I’m fascinated by the way quotes lead to quotes, books to lead to books and back again.
Did you read the last post here, the quote from Elsie Kitching about Charlotte Mason’s respect for other people’s wills? According to Kitching, Mason somehow had no urge to “fix people,” including her student teachers. She was intelligent, educated, and older than they were; but she never liked, as she said, “to play Sir Oracle.” We can assume this perspective applied to children as well, since her first principle was that they were “born persons.” She referred many times to the work of the Holy Spirit in people’s lives, that the Spirit of God directed every part of education and that it was not for us to meddle with that.
Recently I read Jan Karon’s new Mitford novel, Come Rain or Come Shine, and she quoted this passage from Frederick Buechner’s Telling Secrets:.

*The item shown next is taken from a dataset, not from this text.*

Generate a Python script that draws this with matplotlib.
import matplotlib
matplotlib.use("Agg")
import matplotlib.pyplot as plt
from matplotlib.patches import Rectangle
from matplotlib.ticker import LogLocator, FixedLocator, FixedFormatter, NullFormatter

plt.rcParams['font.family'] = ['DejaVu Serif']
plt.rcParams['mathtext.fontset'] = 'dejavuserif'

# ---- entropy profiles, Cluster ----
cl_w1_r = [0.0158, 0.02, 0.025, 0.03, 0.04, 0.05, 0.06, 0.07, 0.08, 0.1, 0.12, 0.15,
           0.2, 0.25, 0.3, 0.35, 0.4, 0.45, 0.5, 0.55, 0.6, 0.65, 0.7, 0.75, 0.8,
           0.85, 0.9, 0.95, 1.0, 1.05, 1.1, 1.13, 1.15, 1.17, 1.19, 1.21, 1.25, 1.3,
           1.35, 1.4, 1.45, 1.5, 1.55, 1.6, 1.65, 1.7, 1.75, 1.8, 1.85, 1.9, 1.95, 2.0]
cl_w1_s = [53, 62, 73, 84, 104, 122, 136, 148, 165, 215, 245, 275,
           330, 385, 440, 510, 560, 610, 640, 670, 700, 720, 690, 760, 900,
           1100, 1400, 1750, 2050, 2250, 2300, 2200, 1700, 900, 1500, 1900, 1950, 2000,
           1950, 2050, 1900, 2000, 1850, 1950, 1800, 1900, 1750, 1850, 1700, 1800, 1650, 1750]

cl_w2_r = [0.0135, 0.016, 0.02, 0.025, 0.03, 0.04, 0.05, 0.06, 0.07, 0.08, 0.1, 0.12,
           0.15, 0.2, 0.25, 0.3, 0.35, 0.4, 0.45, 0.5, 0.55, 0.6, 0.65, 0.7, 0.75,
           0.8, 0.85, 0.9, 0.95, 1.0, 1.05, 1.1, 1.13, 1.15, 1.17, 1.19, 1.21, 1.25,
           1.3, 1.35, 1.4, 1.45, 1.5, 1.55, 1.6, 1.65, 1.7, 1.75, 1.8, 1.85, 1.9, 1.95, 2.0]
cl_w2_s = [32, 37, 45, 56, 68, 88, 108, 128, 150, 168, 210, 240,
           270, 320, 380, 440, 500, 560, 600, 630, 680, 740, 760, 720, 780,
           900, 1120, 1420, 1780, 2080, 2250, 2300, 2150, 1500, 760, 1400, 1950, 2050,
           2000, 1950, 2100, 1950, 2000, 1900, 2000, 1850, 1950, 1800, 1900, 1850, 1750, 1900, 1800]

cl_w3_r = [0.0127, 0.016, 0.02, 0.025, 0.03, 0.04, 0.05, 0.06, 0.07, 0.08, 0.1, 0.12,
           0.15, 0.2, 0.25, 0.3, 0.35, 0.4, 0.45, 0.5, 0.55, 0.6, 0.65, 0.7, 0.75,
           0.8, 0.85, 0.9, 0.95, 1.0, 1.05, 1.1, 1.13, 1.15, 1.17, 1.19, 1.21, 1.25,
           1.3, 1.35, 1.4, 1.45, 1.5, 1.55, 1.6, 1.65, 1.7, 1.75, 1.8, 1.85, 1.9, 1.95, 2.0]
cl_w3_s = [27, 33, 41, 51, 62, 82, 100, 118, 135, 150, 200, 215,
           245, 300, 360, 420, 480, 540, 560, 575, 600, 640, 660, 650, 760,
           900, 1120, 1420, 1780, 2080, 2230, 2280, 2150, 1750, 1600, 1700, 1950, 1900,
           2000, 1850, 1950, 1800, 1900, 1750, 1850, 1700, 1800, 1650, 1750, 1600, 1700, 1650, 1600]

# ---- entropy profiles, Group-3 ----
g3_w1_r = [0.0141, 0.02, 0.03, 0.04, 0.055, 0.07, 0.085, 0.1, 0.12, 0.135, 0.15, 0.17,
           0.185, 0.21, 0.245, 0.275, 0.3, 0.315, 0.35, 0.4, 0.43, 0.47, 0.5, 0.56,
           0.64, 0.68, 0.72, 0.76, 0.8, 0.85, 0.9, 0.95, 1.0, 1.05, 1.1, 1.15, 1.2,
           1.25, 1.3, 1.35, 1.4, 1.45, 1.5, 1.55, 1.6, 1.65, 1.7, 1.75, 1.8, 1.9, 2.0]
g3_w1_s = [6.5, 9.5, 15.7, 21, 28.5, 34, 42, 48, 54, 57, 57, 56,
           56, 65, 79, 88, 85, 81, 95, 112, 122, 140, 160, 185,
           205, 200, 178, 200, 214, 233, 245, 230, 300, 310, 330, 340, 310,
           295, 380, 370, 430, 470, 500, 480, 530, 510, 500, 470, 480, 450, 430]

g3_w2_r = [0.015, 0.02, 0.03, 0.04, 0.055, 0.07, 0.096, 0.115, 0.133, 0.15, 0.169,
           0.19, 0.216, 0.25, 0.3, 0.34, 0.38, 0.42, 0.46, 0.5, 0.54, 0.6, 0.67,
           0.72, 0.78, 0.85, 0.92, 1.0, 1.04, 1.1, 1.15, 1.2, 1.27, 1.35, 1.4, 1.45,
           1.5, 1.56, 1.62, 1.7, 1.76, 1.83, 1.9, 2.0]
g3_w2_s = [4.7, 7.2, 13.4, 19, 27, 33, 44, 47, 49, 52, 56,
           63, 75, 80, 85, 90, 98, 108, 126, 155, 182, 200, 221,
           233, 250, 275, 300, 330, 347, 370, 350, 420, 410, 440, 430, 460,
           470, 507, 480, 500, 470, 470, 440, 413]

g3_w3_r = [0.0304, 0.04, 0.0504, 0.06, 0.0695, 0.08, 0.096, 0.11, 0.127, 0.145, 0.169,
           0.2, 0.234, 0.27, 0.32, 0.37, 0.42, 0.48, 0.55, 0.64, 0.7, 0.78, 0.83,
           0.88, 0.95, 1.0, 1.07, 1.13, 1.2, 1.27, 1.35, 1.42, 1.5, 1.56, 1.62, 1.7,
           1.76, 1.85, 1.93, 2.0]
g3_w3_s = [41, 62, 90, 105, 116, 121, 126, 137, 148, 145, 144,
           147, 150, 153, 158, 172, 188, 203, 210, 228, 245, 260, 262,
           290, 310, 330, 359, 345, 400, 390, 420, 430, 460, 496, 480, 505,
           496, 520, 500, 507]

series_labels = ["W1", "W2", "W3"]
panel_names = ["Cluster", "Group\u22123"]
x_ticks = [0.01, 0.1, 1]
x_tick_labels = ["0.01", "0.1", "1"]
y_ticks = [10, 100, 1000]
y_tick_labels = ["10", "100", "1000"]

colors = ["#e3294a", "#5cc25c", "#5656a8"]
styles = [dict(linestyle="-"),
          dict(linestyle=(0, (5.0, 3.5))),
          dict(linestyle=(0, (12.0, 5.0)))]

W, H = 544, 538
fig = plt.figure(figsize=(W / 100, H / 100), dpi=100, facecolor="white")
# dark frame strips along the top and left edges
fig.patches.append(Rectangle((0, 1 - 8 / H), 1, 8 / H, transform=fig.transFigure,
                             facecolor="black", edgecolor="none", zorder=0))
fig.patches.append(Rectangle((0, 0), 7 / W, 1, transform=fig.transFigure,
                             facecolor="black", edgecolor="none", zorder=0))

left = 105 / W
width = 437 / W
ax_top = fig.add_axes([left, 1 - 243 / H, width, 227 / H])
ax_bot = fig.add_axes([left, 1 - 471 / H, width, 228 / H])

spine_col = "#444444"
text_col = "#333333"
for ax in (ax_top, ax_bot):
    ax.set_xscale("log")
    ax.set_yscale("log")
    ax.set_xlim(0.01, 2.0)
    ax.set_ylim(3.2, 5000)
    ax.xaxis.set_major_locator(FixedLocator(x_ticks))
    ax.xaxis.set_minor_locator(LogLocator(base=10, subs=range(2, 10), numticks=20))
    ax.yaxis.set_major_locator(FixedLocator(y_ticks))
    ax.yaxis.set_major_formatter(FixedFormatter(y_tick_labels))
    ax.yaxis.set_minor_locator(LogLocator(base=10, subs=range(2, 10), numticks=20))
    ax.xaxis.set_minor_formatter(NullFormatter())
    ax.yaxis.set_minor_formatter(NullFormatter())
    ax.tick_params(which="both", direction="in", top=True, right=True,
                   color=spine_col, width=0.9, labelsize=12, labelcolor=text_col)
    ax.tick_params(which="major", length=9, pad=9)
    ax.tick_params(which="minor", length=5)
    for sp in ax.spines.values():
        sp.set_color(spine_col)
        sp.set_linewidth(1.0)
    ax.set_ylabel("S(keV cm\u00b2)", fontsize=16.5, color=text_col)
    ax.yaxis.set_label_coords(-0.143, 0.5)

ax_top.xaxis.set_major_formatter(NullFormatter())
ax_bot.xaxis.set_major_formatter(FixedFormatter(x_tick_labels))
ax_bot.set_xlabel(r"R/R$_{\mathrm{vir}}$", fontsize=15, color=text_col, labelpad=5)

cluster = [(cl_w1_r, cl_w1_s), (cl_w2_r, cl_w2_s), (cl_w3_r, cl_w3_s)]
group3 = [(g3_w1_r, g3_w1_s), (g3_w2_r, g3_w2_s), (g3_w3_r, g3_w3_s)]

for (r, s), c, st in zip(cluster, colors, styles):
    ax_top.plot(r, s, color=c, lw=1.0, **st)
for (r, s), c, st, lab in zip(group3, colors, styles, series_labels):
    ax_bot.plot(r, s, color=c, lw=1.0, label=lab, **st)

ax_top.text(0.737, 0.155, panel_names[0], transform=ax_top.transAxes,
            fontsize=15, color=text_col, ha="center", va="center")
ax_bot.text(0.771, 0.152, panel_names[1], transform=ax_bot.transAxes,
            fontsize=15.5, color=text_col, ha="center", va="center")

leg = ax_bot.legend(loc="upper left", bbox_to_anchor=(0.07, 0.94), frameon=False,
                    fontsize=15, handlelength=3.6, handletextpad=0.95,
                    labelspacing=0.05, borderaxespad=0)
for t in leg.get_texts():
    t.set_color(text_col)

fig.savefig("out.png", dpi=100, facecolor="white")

“Stop trying to protect, to rescue, to judge, to manage the lives around you . . . remember that the lives of others are not your business. They are their business. They are God’s business . . . even your own life is not your business. It also is God’s business. Leave it to God. It is an astonishing thought. It can become a life-transforming thought . . . ”
We don’t have to be anxious because we can’t manage other people’s lives for them. It doesn’t mean that we don’t care, don’t love; it means that we respect their right to be persons before God.